The Port of Seattle recently welcomed Toshiko Hasegawa and Hamdi Mohamed, the first women of color to be part of its port commission in its 110-year history.
Hasegawa, who also serves as executive director of Washington State’s Commission on Asian Pacific American Affairs, said she wants to prioritize tackling supply chain issues, broadening economic opportunities and decreasing pollution.
“I am proud to be elected the first woman of Asian ancestry on the Port of Seattle Commission,” Hasegawa said. “The Port of Seattle holds the key to a robust economy, healthy environment, and thriving communities, and I want to help the port be a leader in bringing together stakeholders to build our port economy back to be more inclusive, sustainable and abundant for all.”
Mohamed, who is also the public policy and strategic project manager for King County, said she wants to focus on economic and workforce development and environmental action and added that she’s honored to be the first Black woman elected to the port commission and the first Somali American woman to be elected into office in Washington state.

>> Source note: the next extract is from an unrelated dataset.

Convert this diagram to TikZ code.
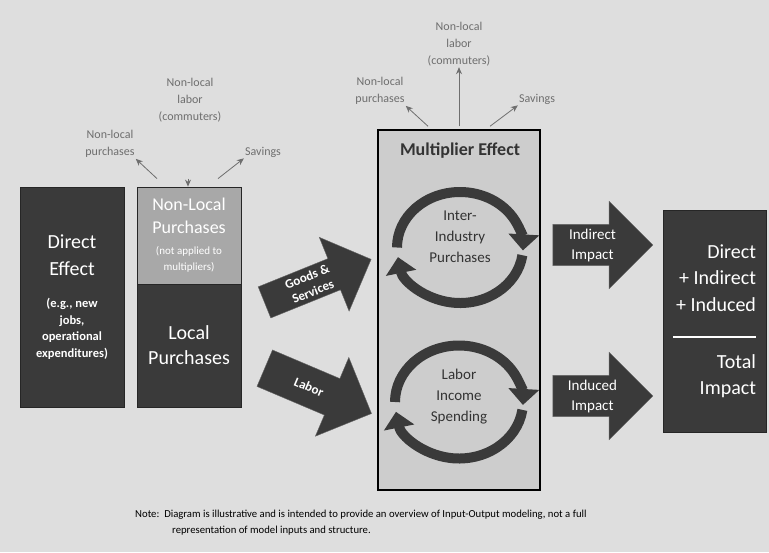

“For us to participate in a highly competitive global marketplace at our highest capabilities, we must be represented by the full breadth of our community,” Mohamed said. “Throughout its history, the port has proven to be a platform for economic opportunity and environmental leadership. By focusing on equity, environmentalism, and the dignity of work, we will expand those opportunities to include communities closest to the port but furthest from its benefits.”
Their inclusion also created a majority of people of color on the commission, another first for the port.